Sp. Char. Male (19,161, Deer Creek, Neb., Feb. 13; G. H. Trook.) Ground-color above slaty-black, but this almost completely overlaid by a minute, transverse mottling of bluish-ash,—pale brown on scapulars and secondaries,—mostly on terminal portion of the feathers. Scapulars with a conspicuous shaft-streak and terminal spot of white. Terminal band of tail sharply and abruptly defined, pure pale bluish-ash, and 1.50 inches in width. Tail slightly rounded (about .80). Lower parts fine bluish-ashy, becoming lighter posteriorly, more plumbeous anteriorly. On the sides of the jugulum the feathers snowy-white beneath the surface, and this much exposed, producing a somewhat broken but conspicuous patch. Throat white, with transverse crescentic bars of dusky; this barred white curving upward to the auriculars, behind a uniformly blackish malar patch; lores and post-ocular region with distinct white spots, producing an inconspicuous stripe from the bill through the eye. All the feathers of the lower parts margined terminally with white, this growing broader on the flanks and crissum, the former of which have a more brownish and mottled ground, and broad white shaft-stripes. Lining of wing almost wholly white. Tarsi ashy-white. Length, 21.00; wing, 10.00; tail, 8.00; tarsus, 1.80; middle toe, 1.80.

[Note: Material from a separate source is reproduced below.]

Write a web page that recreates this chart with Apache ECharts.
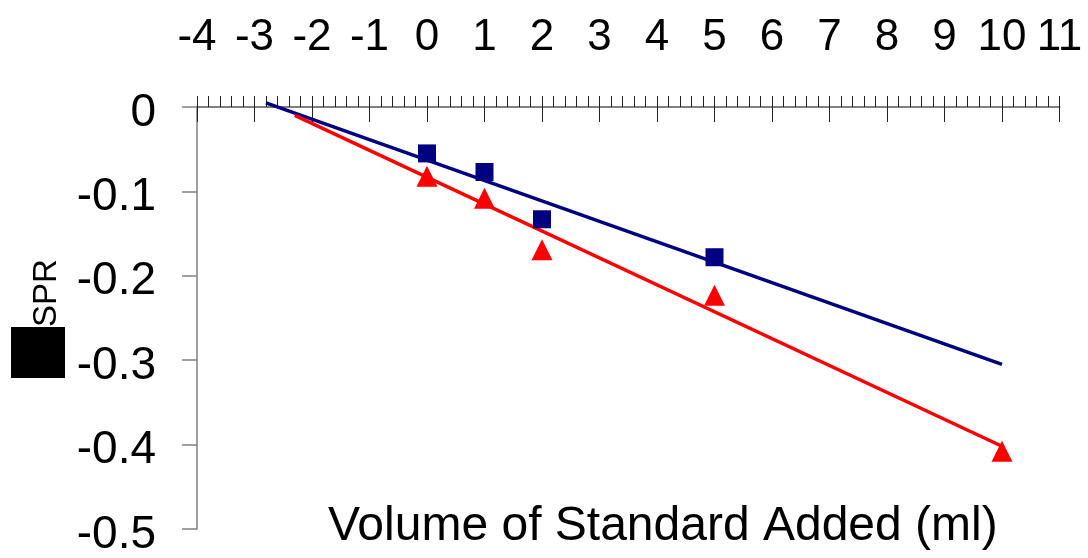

Female (58,636, Uintah Mountains, July 5, 1868; R. Ridgway). Somewhat similar to male in pattern. Dusky-black above, much broken by narrow transverse bars of yellowish-brown; these broad, regular, and sharply defined anteriorly, posteriorly broken and mottled. Middle tail-feathers much mottled, obscuring the ashy tip: ash beneath unbroken only on the abdomen; the jugulum, sides, etc., having transverse bars of yellowish-brown. Wing, 8.70; tail, 6.00.
Young (58,658, Uintah Mountains, July 5, 1868; R. Ridgway). Above yellowish-brown, the feathers with conspicuous shaft-streaks and deltoid terminal spots of white; both webs with large, transverse, roundish spots of black; secondaries with six bands of black and white, both broken, however, by coarse mottlings; tail like the secondaries. Beneath dull whitish; jugulum and sides with rounded spots of black, those on opposite webs not joining. Head yellowish-white, crown spotted with black; an indistinct dusky stripe over lores and upper edge of auriculars.
Hab. Rocky Mountain region of the United States, principally south of South Pass, and Sierra Nevada, north to Oregon and south to San Francisco Mountains, New Mexico.
The “Dusky Grouse” figured and described by Mr. Audubon of this species, is not the bird of Say, nor based on specimens collected by Townsend. The figures were probably taken from the skins in possession of Mr. Sabine, referred to by Bonaparte in American Ornithology (Vol. III, 1828, 36), which Sabine proposed to name after Richardson. Douglas, in describing his Tetrao richardsoni, quotes “Sabine MSS.,” but does not describe his specimens, and, as far as his incomplete description goes, seems to have had the true T. obscurus before him. Richardson’s description and figure belong to the second species, the same with Audubon’s. Wilson’s figures, in Illustrations of Zoölogy, 1831 (plates xxx, xxxi), are taken from specimens received from Mr. Sabine, of the same species, but in different and less perfect plumage than Mr. Audubon’s.
Habits. This species was first discovered and described by Say in 1820, though its existence had previously been known to the fur-trappers. Its food consists of various berries, and the flesh is said to be very palatable.
Dr. Newberry pronounces this Grouse decidedly the handsomest of all the American birds of this family; its flesh white, and fully equal to that of the eastern Ruffed Grouse or Quail. It is said to inhabit the evergreen forests exclusively, and to be found not uncommonly in the Sierra Nevada, as well as in the wooded districts of the country lying between the Sacramento Valley and the Columbia. In the Cascade Mountains Dr. Newberry found it associated with the Ruffed Grouse, which it resembles in habits more than any other species. When on the ground they lie very close, flying up from your very feet as you approach them, and, when flushed, always take to a tree, from which they cannot be dislodged except by shooting them. In the spring the male sits motionless on a branch of a pine or a spruce, and utters a booming call, which, by its remarkable ventriloquial powers, seems rather to mislead than to direct the sportsman, unless he is experienced in shooting this kind of Grouse.